* Data provided
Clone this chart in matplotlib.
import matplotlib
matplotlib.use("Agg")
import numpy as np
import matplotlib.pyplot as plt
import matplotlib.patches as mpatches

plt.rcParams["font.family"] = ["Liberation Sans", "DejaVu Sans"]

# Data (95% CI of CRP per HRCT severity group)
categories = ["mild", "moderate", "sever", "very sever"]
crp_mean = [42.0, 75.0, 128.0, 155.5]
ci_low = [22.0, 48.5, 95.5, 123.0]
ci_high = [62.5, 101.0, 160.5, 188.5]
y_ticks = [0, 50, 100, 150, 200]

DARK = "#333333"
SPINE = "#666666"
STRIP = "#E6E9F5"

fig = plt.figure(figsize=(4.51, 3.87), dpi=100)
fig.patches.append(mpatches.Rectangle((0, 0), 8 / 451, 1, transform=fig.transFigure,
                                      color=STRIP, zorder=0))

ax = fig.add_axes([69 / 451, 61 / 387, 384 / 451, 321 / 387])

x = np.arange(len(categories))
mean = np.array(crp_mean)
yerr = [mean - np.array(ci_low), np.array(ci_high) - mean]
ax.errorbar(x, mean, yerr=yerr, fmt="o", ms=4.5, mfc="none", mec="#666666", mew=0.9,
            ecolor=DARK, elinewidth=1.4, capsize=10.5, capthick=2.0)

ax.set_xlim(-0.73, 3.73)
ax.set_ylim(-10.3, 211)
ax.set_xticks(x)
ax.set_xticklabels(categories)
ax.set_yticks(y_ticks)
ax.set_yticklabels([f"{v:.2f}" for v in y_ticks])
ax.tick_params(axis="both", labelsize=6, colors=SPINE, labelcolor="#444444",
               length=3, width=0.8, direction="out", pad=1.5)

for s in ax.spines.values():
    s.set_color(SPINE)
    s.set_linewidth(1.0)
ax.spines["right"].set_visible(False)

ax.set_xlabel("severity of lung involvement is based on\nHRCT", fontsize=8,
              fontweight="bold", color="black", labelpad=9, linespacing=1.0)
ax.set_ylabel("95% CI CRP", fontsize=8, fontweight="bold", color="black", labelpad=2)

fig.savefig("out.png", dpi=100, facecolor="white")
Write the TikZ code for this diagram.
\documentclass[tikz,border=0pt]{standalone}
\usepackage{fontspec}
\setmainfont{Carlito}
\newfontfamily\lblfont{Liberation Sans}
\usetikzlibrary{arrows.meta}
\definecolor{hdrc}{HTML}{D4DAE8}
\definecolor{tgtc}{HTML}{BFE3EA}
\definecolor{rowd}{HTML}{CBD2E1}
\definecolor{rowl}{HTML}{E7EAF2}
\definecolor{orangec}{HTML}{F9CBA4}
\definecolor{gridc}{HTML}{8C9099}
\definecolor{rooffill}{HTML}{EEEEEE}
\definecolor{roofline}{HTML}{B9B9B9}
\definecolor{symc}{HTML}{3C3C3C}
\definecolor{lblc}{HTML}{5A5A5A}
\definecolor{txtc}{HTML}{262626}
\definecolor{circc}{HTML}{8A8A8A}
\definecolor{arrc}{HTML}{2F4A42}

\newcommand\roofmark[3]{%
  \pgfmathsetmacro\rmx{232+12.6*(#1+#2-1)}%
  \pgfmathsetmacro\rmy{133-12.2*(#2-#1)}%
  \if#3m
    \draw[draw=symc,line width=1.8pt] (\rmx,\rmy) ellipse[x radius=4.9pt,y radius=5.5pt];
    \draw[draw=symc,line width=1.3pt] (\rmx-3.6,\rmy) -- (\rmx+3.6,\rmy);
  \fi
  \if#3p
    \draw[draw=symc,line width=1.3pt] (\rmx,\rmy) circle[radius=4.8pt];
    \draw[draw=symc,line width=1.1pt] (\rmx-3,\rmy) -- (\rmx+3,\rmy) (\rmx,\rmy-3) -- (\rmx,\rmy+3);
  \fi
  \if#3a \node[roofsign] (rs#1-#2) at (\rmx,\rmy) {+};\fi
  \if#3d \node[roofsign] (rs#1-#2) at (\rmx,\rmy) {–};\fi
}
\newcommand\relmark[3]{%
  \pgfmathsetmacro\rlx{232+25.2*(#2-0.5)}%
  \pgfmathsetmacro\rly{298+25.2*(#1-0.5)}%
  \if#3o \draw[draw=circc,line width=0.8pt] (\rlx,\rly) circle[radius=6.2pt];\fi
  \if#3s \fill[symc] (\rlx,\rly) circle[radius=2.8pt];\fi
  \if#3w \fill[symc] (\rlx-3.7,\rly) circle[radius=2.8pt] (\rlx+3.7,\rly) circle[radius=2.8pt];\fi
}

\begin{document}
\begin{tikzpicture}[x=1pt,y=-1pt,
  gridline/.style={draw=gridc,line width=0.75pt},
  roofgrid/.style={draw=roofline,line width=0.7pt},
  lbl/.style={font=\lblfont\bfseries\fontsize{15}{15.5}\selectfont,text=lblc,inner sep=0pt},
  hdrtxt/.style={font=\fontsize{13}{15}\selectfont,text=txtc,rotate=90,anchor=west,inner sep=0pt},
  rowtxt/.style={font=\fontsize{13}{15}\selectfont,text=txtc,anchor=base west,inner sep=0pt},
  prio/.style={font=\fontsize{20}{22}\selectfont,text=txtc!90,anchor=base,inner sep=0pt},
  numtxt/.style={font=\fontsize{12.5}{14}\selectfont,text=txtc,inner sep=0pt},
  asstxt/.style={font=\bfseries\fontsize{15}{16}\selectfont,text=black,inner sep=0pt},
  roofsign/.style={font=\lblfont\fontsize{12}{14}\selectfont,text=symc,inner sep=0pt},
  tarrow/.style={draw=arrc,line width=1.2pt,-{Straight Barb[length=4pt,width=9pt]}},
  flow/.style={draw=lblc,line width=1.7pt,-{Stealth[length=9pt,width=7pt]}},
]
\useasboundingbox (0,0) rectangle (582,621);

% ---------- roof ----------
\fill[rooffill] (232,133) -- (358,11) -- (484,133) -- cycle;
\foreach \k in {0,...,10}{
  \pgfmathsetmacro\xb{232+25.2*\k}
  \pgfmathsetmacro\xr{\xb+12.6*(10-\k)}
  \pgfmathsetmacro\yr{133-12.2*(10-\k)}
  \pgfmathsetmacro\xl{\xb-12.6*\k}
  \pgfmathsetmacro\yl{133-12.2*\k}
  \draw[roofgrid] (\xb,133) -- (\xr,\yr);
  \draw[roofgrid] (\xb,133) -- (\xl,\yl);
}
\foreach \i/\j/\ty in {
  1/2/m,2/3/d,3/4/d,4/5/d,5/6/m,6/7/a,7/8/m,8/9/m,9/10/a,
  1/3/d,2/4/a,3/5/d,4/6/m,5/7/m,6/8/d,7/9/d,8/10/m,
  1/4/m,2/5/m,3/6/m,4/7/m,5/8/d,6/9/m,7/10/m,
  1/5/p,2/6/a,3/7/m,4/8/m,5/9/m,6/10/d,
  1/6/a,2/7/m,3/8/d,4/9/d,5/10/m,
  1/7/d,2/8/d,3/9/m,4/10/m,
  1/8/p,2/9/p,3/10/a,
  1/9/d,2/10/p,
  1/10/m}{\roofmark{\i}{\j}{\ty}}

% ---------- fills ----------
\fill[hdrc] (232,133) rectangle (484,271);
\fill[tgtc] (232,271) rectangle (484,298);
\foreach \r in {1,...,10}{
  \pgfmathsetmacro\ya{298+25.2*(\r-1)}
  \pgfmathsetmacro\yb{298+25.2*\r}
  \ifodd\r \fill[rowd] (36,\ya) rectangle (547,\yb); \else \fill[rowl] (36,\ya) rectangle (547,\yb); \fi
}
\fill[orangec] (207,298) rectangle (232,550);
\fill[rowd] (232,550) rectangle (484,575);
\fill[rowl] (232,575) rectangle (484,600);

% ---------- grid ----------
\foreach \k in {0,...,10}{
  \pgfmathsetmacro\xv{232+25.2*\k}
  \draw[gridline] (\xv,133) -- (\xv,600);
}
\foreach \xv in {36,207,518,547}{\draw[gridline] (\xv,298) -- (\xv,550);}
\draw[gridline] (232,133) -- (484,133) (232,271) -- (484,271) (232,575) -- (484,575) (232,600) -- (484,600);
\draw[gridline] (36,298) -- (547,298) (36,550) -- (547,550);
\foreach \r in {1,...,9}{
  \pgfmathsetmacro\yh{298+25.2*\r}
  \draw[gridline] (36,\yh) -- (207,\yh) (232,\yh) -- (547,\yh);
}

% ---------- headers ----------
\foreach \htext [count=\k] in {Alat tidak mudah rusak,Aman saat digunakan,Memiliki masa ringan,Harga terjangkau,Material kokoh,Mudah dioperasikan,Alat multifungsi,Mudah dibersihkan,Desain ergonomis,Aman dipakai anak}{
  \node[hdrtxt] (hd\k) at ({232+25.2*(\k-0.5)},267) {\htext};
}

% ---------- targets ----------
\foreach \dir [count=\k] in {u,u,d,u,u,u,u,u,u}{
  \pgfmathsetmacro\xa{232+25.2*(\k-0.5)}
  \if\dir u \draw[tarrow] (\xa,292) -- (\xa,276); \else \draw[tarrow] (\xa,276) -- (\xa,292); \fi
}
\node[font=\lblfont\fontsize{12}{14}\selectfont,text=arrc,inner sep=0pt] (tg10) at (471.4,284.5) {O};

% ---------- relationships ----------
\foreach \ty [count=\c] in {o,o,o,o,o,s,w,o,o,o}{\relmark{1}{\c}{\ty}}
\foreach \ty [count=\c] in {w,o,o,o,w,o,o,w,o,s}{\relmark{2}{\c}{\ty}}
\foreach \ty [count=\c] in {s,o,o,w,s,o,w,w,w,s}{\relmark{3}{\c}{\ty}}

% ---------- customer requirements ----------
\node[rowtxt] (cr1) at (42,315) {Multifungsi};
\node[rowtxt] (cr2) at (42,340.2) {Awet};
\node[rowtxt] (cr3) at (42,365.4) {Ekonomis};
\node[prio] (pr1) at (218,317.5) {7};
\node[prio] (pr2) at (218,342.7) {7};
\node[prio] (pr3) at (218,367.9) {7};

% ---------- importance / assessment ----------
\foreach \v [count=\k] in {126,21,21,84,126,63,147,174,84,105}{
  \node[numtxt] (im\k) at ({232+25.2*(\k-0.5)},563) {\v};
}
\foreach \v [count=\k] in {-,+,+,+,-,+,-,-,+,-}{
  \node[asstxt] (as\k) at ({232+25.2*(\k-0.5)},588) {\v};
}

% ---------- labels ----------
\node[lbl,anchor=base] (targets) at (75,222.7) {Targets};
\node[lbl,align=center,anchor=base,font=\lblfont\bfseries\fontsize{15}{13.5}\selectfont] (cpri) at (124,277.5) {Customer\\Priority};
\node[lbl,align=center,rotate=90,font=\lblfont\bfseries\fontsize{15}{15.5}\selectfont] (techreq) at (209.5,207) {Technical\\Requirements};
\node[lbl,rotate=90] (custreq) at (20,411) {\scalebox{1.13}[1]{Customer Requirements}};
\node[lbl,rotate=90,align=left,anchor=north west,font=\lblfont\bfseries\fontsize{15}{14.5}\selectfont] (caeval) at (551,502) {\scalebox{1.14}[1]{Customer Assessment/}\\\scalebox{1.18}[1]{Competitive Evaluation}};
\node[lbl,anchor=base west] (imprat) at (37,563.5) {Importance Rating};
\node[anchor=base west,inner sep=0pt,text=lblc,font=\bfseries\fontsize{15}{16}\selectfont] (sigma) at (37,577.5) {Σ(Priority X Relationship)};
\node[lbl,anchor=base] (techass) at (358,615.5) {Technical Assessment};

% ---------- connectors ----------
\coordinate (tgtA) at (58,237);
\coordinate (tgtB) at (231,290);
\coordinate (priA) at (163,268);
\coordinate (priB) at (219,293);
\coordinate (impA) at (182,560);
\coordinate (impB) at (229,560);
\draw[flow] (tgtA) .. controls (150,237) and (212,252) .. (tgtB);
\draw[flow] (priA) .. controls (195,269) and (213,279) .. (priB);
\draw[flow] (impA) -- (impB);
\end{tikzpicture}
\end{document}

---

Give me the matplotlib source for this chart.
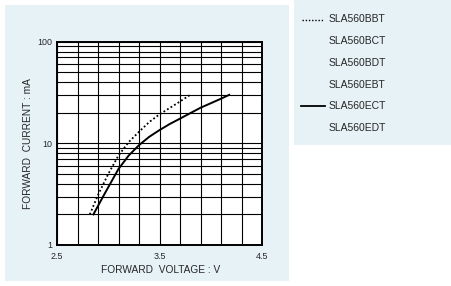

---

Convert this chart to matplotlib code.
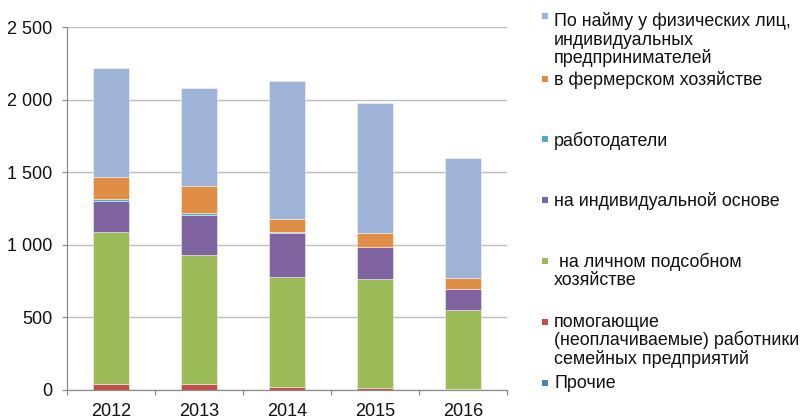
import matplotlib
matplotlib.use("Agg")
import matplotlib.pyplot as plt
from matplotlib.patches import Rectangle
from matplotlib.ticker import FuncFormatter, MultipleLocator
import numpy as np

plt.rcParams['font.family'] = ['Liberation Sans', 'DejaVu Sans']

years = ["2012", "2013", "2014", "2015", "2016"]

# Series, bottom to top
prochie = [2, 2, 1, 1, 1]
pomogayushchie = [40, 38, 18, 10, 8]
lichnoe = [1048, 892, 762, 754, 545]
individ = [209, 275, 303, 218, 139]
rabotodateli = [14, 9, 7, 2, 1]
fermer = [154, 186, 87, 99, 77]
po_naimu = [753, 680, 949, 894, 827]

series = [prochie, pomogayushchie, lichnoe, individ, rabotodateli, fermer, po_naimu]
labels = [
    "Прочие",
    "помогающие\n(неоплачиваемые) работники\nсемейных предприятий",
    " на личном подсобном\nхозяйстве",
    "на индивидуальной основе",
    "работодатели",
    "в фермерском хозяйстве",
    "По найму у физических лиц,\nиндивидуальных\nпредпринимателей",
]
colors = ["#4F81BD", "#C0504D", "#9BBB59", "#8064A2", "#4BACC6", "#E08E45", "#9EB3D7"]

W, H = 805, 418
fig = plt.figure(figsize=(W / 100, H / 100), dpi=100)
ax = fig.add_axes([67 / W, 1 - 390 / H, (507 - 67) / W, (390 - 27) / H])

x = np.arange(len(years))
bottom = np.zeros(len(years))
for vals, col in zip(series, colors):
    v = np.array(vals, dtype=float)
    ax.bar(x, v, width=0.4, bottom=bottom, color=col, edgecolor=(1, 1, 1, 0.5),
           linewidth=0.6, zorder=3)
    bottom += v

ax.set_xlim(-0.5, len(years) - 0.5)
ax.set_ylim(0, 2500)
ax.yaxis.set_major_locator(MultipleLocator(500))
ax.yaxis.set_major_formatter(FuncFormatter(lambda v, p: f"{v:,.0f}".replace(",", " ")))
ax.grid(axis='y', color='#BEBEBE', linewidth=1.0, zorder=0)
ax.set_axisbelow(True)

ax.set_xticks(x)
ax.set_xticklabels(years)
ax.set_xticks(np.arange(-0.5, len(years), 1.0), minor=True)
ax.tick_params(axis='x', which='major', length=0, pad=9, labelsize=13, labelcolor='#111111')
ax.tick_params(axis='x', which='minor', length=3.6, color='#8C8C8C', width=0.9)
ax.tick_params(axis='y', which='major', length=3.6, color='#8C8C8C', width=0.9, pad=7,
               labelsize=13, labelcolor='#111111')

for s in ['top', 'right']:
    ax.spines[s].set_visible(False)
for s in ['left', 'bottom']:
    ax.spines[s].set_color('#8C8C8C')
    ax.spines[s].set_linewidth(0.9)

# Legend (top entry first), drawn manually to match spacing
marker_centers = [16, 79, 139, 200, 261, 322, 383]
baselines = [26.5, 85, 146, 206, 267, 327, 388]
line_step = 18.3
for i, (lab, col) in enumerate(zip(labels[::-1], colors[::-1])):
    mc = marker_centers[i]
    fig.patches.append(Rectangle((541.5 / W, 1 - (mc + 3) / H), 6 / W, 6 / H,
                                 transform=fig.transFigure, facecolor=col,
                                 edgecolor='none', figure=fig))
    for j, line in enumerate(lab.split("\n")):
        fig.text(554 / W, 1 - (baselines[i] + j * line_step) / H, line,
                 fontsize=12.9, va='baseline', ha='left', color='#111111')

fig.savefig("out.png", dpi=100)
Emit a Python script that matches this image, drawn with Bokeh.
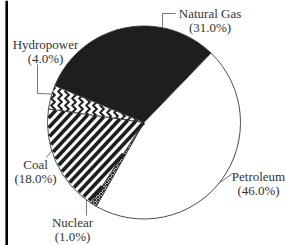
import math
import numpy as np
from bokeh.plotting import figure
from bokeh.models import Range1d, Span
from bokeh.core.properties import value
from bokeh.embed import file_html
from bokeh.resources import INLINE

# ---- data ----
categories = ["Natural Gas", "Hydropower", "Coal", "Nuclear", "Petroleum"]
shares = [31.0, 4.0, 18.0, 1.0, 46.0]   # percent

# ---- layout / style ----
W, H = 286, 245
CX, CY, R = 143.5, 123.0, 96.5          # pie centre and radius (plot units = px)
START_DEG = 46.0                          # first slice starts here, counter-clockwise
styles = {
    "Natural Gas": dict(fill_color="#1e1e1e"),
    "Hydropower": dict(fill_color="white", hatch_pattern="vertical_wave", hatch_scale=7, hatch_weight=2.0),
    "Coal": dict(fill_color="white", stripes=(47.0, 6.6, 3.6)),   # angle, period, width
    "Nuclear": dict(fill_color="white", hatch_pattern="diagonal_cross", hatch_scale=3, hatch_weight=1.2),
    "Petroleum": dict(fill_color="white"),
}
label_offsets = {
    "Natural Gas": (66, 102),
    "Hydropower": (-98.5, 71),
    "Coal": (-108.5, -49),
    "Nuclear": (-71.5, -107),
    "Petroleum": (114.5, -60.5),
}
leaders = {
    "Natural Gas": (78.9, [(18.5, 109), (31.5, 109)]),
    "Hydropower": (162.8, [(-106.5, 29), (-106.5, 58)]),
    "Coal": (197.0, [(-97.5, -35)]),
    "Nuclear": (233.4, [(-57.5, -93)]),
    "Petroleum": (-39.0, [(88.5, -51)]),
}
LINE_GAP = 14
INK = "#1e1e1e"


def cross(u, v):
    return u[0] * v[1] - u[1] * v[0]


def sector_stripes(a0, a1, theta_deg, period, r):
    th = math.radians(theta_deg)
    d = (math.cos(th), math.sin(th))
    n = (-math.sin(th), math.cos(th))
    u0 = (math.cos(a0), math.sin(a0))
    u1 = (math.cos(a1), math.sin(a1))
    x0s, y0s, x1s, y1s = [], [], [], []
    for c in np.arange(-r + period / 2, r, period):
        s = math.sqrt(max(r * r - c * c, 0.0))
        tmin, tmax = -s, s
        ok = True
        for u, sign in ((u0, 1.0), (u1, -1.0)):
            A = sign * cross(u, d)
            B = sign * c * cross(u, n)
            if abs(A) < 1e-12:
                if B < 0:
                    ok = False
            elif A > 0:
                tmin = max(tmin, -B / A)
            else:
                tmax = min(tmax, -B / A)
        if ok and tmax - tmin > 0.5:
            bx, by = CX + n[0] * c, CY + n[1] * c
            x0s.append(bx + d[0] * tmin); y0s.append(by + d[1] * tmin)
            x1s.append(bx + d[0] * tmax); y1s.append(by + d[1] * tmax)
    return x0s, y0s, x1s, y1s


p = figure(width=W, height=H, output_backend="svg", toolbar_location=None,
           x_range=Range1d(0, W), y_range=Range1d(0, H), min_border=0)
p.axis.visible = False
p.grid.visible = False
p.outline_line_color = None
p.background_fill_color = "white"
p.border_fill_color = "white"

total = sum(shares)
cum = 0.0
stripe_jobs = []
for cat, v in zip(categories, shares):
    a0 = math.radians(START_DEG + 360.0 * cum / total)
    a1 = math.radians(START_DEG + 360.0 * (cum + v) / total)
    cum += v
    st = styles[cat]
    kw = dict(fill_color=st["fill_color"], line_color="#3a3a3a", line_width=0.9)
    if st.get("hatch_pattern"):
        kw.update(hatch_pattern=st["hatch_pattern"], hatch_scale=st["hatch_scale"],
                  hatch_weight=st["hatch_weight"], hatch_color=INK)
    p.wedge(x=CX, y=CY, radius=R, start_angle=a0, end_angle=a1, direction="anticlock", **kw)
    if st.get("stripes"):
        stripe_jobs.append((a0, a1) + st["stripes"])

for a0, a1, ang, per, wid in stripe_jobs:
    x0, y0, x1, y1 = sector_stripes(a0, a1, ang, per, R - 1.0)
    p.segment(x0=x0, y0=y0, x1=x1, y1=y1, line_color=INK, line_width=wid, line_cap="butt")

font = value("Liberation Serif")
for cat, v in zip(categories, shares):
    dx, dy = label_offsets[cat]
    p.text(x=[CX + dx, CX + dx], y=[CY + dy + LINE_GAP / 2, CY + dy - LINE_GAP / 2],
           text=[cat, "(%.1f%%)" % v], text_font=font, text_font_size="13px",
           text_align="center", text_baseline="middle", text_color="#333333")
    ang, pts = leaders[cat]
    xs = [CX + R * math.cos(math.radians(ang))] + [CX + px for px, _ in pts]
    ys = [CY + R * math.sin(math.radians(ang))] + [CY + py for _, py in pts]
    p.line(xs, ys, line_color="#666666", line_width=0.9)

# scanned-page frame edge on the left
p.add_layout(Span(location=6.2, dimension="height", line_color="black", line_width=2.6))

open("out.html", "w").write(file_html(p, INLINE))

* What to work on
Search the records above for "drawn". Copy each line where it is found.

* Result
# Legend (top entry first), drawn manually to match spacing
Emit a Python script that matches this image, drawn with Bokeh.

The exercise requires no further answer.